An old wheelbarrow can last a long time if you take care of it. (Citizen file)

Column Dig In: Time to take care of your tools

If any are still outside — bring them undercover ASAP.

By Mary Lowther

Now that we can’t get into the garden and play we have time to look after the tools so they’ll last. Where will we store them so they won’t rust or get in the way during the winter?

If any are still outside — bring them undercover ASAP. Even in the summer overnight dew can deteriorate tools, so it’s good to bring them in after every session in the garden. They are easier to find when they’re all in the same place anyway. Three years ago I bought a 20-year-old wheelbarrow that looked as good as new because the guy kept it dry in the garage. Tools last much longer if they have the soil brushed off, they’re dried after every use, and are maintained regularly. I keep a towel handy specifically for my tools.

This is a good time to take stock. Gather all your tools together and see what needs fixing. Often it’s worth getting them fixed instead of buying new ones, particularly these days when many new items are made with inferior materials. That old wheelbarrow I bought is probably going to last me longer than a new one would have.

Check the handles for nicks, give them a light sanding if needed and then rub them with linseed oil to preserve the wood and help prevent cracks. If a tool is rusty, scrub it with steel wool and, if it’s a shovel or hoe, sharpen it with a metal file or take it to Neiser’s, who also repair tools. Small tools like a knife, secateurs or loppers require a finer sharpening tool like a thin whetstone that fits into a back pocket.

Sharp tools save back-breaking labour and turn a chore into a pleasure! When sharpening the hoe or shovel, press on the file when pushing, not pulling and aim toward the cutting edge, lining up the file at the same angle as the bevel on the edge of the metal. Only sharpen the central eight or so inches of the shovel. Saws can be sharpened at Adam’s in Duncan.

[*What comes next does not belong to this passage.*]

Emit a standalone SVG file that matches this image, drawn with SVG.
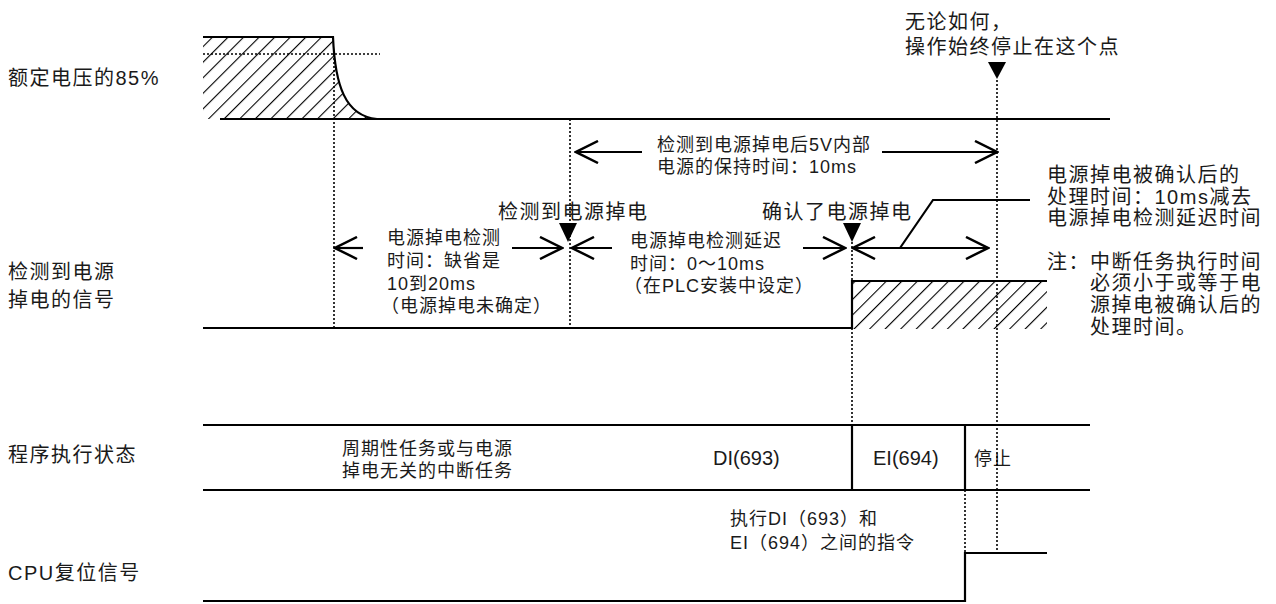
<svg xmlns="http://www.w3.org/2000/svg" width="1276" height="604" viewBox="0 0 1276 604">
<style>
.ln{stroke:#000;stroke-width:2.2;fill:none}
.dot{stroke:#000;stroke-width:1.6;stroke-dasharray:2 2;fill:none}
.ar{stroke:#000;stroke-width:2.2;fill:none;marker-end:url(#open)}
.tri{fill:#000}
text{font-family:"Liberation Sans","Noto Sans CJK SC",sans-serif;fill:#1a1a1a}
.s{font-size:18px;letter-spacing:1px}
.l{font-size:20px;letter-spacing:1.5px}
</style>
<defs>
<pattern id="hatch" patternUnits="userSpaceOnUse" width="11" height="11" patternTransform="rotate(45)">
<line x1="0" y1="-2" x2="0" y2="13" stroke="#000" stroke-width="2.2"/>
</pattern>
<marker id="open" markerUnits="userSpaceOnUse" viewBox="0 0 26 24" refX="24" refY="12" markerWidth="26" markerHeight="24" orient="auto">
<path d="M2,1 L24,12 L2,23" fill="none" stroke="#000" stroke-width="2.5"/>
</marker>
</defs>
<rect width="1276" height="604" fill="#fff"/>

<g id="labels">
<text class="l" x="8" y="85">额定电压的85%</text>
<text class="l" x="8" y="279">检测到电源</text>
<text class="l" x="8" y="307">掉电的信号</text>
<text class="l" x="8" y="462">程序执行状态</text>
<text class="l" x="8" y="580">CPU复位信号</text>
</g>

<g id="sig-voltage">
<path d="M203,37 H333 C335,85 345,116 377,119 H203 Z" fill="url(#hatch)" stroke="none"/>
<path class="ln" d="M203,37 H333 C335,85 345,116 377,119"/>
<line class="ln" x1="220" y1="119" x2="1110" y2="119"/>
<line class="dot" x1="203" y1="54" x2="380" y2="54"/>
</g>

<g id="sig-detect">
<rect x="852" y="281" width="195" height="48" fill="url(#hatch)"/>
<path class="ln" d="M203,328 H852 V281 H1047"/>
</g>

<g id="sig-program">
<line class="ln" x1="203" y1="425" x2="1090" y2="425"/>
<line class="ln" x1="203" y1="490" x2="1090" y2="490"/>
<line class="ln" x1="852" y1="425" x2="852" y2="490"/>
<line class="ln" x1="965" y1="425" x2="965" y2="490"/>
<text class="s" x="342" y="454.5">周期性任务或与电源</text>
<text class="s" x="342" y="476.5">掉电无关的中断任务</text>
<text style="font-size:20px" x="713" y="465">DI(693)</text>
<text style="font-size:20px" x="873" y="465">EI(694)</text>
<text class="s" x="974" y="465">停止</text>
</g>

<g id="sig-cpu">
<path class="ln" d="M203,601 H965 V553 H1047"/>
<text class="s" x="730" y="524.5">执行DI（693）和</text>
<text class="s" x="730" y="548.5">EI（694）之间的指令</text>
</g>

<g id="markers">
<line class="dot" x1="334" y1="54" x2="334" y2="328"/>
<line class="dot" x1="570" y1="119" x2="570" y2="328"/>
<line class="dot" x1="852" y1="242" x2="852" y2="281"/>
<line class="dot" x1="852" y1="328" x2="852" y2="425"/>
<line class="dot" x1="965" y1="490" x2="965" y2="553"/>
<line class="dot" x1="997" y1="80" x2="997" y2="553"/>
<polygon class="tri" points="559,223 577,223 568,242"/>
<polygon class="tri" points="843,223 861,223 852,242"/>
<polygon class="tri" points="988,62 1006,62 997,79"/>
</g>

<g id="note-stop">
<text class="l" x="905" y="29">无论如何，</text>
<text class="l" x="905" y="54">操作始终停止在这个点</text>
</g>

<g id="note-detected">
<text class="l" x="498" y="219">检测到电源掉电</text>
</g>
<g id="note-confirmed">
<text class="l" x="762" y="219">确认了电源掉电</text>
</g>

<g id="note-hold">
<text class="s" x="657" y="151">检测到电源掉电后5V内部</text>
<text class="s" x="657" y="173">电源的保持时间：10ms</text>
</g>

<g id="note-detect-time">
<text class="s" x="387" y="243.5">电源掉电检测</text>
<text class="s" x="387" y="266.5">时间：缺省是</text>
<text class="s" x="387" y="289.5">10到20ms</text>
<text class="s" x="381" y="311.5">（电源掉电未确定）</text>
</g>

<g id="note-delay">
<text class="s" x="630" y="246.5">电源掉电检测延迟</text>
<text class="s" x="630" y="269.5">时间：0～10ms</text>
<text class="s" x="624" y="292">（在PLC安装中设定）</text>
</g>

<g id="note-process">
<text class="l" x="1047" y="182">电源掉电被确认后的</text>
<text class="l" x="1047" y="204">处理时间：10ms减去</text>
<text class="l" x="1047" y="225">电源掉电检测延迟时间</text>
<text class="l" x="1047" y="269">注：</text>
<text class="l" x="1090" y="269">中断任务执行时间</text>
<text class="l" x="1090" y="290">必须小于或等于电</text>
<text class="l" x="1090" y="312">源掉电被确认后的</text>
<text class="l" x="1090" y="334">处理时间。</text>
</g>

<g id="connectors">
<line class="ar" x1="642" y1="152" x2="576" y2="152"/>
<line class="ar" x1="882" y1="152" x2="997" y2="152"/>
<line class="ar" x1="363" y1="248" x2="335" y2="248"/>
<line class="ar" x1="512" y1="248" x2="562" y2="248"/>
<line class="ar" x1="612" y1="248" x2="572" y2="248"/>
<line class="ar" x1="803" y1="248" x2="845" y2="248"/>
<line class="ar" x1="900" y1="248" x2="853" y2="248"/>
<line class="ar" x1="900" y1="248" x2="988" y2="248"/>
<polyline class="ln" points="900,248 933,200 1030,200"/>
</g>
</svg>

Once the metal parts look great, wipe them down with a non-polluting, biodegradable rust-stopper like Bull Frog Rust Blocker and spray moving parts with WD 40. Hang them up. I nailed short spikes into the tool shed wall to hold mine up, but they could be stored in a can undercover.

Tools with no cutting surface, like hammers, pliers and trowels, should be brought out, fixed and maintained like the larger tools. I store the medium sized of these in a bucket and smaller items like scissors and pliers flat in a box on a convenient shelf because I use them all the time. I have two pairs of scissors — a strong one for string and rough jobs and a fine one for delicate tasks like trimming seedlings and new growth on soft tissue. In this tool box I also keep a multi-driver, my lino knife and a soft cosmetic brush for pollinating early flowers when it’s too cold for bees to woman up and do the job.

Well-maintained tools can make the difference between looking at gardening as a chore or a delightful enterprise. My tools are as essential to gardening as anything else in my arsenal. When my ex and I broke up, he got the tools and I got the kids. I suppose I got the better of the deal but I sure missed that mattock.